What is notable is the fact that there are emerging reports that the Malaysian flight was actually being escorted by Ukrainian military jets only 3 minutes before it crashed.

This report, released by E Turbo News, a global travel news agency, suggested that, not only was the plane being escorted by Ukrainian military jets but that air traffic records were immediately confiscated after the plane went down. The report suggests that internal communication acknowledged that the Ukrainian military was involved but shed no light on where the shootdown orders came from. Speculation ranging from a simple and tragic accident to an attempted coup by Timoshenko forces against the Presidency of Poroshenko have since arisen.

As E Turbo News reports,

ETN received information from an air traffic controller in Kiev on Malaysia Airlines flight MH17.

This Kiev air traffic controller is a citizen of Spain and was working in the Ukraine. He was taken off duty as a civil air-traffic controller along with other foreigners immediately after a Malaysia Airlines passenger aircraft was shot down over the Eastern Ukraine killing 295 passengers and crew on board.

The air traffic controller suggested in a private evaluation and basing it on military sources in Kiev, that the Ukrainian military was behind this shoot down. Radar records were immediately confiscated after it became clear a passenger jet was shot down.

Military air traffic controllers in internal communication acknowledged the military was involved, and some military chatter said they did not know where the order to shoot down the plane originated from.

Obviously it happened after a series of errors, since the very same plane was escorted by two Ukrainian fighter jets until 3 minutes before it disappeared from radar.

Radar screen shots also show an unexplained change of course of the Malaysian Boeing. The change of course took the aircraft directly over the Eastern Ukraine conflict region.

Some tweets received suggest this may have been a secret military uprising against the current Ukrainian president under the direction of formerly-jailed Prime Minister Timoshenko.

Perhaps the most important question to ask in regards to the Malaysian flight situation, however, is Cui Bono? Who Benefits?

Tony Cartalucci asks this question and provides some answers in his own article “Kiev Losing, Sanctions Flopped, Airliner Down, War Back on?” where he writes,

The remote possibility that separatists obtained a sophisticated Buk anti-air missile system, was able to maintain and operate it, failed to identify the Malaysian 777, and exercised the poor judgment to fire on it – would make the tragedy a catastrophic case of mistaken identity – for the separatists have no conceivable reason to fire on a Malaysian passenger liner – and absolutely nothing to gain by doing so.

However, for the regime in Kiev facing decimated and unraveling military forces in the east, growing dissent in the west, and Western sponsors who are unable to materialize any form of meaningful aid militarily, economically, or politically – shooting down a civilian airliner and blaming it on the separatists could unite public opinion and the leadership of European nations behind NATO and the US for a more direct intervention on behalf of Kiev and change the tide of what is now a battle they will otherwise inevitably lose.

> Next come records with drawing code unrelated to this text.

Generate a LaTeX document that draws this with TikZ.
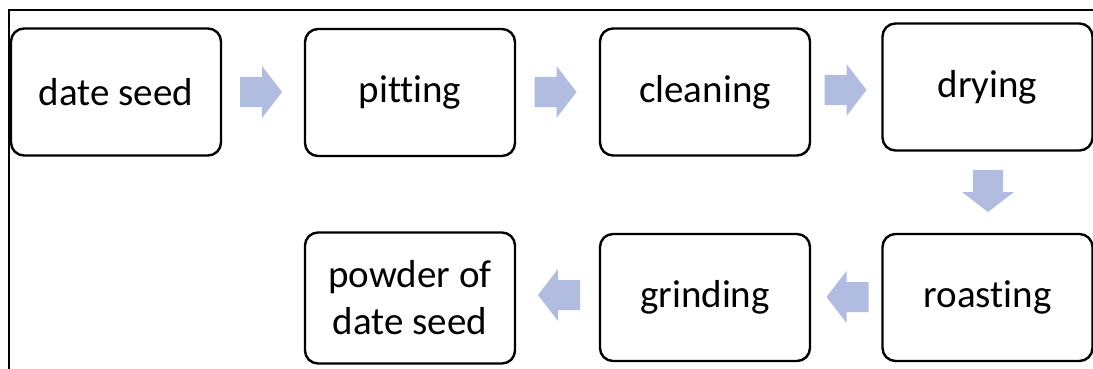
\documentclass[tikz,border=0pt]{standalone}
\usepackage{fontspec}
\setmainfont[Ligatures=NoCommon]{Carlito}
\definecolor{arrowfill}{RGB}{176,188,224}
\begin{document}
\begin{tikzpicture}[x=1pt,y=-1pt,
  stepbox/.style={draw=black,line width=2.4pt,rounded corners=13pt,
    minimum width=210pt,minimum height=127pt,inner sep=0pt,
    font=\fontsize{39}{47}\selectfont,align=center},
  blockarrow/.pic={\fill[arrowfill] (-21,-15) -- (1,-15) -- (1,-26) -- (21,0) -- (1,26) -- (1,15) -- (-21,15) -- cycle;}
]
\useasboundingbox (0,0) rectangle (1093,369);
% frame
\draw[line width=1.6pt] (9,369) -- (9,10) -- (1093,10);
% boxes
\node[stepbox] (seed) at (116,92) {date seed};
\node[stepbox] (pit) at (410,92.5) {pitting};
\node[stepbox] (clean) at (705,92) {cleaning};
\node[stepbox] (dry) at (987.5,87) {drying};
\node[stepbox] (roast) at (987.5,297.5) {roasting};
\node[stepbox] (grind) at (705,297.5) {grinding};
\node[stepbox,minimum height=131pt] (powder) at (410,298) {powder of\\date seed};
% block arrows
\pic at (261,92) {blockarrow};
\pic at (555.5,92) {blockarrow};
\pic at (845.5,90) {blockarrow};
\pic[rotate=-90] at (988,191) {blockarrow};
\pic[rotate=180] at (847.5,297) {blockarrow};
\pic[rotate=180] at (559,295) {blockarrow};
\end{tikzpicture}
\end{document}
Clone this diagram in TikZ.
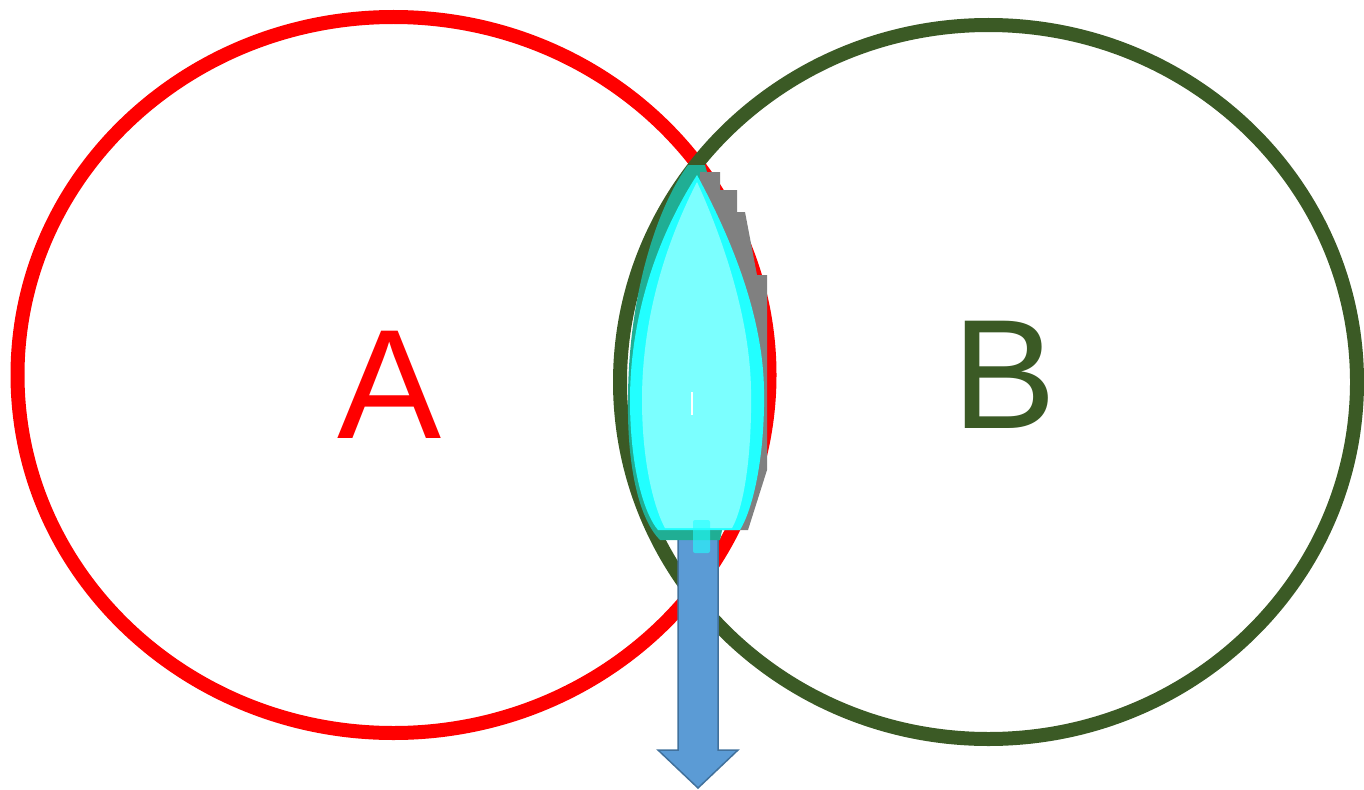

The West is already working hard to set the stage for such a scenario. The BBC in an article titled, “Malaysia airliner crashes in east Ukraine conflict zone,” stated that:

Sir Tony Brenton, a former UK ambassador to Russia, told BBC News it would not be a huge surprise if suspicion initially fell on the rebels.

“That would be very damaging both for them and for their Russian supporters,” he said.

“The Russians have undoubtedly been supplying them with weapons, almost certainly with anti-aircraft weapons, so Russia would very likely be implicated and that would raise the volume of international criticism of Russia.”

Only the West and their proxies in Kiev would stand to benefit from this – and commentators like Tony Brenton and the BBC intentionally prey on the ignorance of their audience in hopes that they don’t know the difference between the Igla systems separatists most likely have, and the Buk system they most likely don’t have or are unable to operate.

This is the second Malaysian 777 to be lost under extraordinary circumstances this year. Malaysian flight MH370 disappeared in March, 2014, and has yet to be found despite unprecedented international search efforts.

Regardless of the true causes of the crash of Malaysian flight 777, it is clear that the world oligarchy is, at the very least, not letting a good crisis go to waste. The ability to distract from Western-backed genocides occurring simultaneously across the world as well as domestic issues and the world economic depression has been conveniently provided by the Malaysian flight shootdown.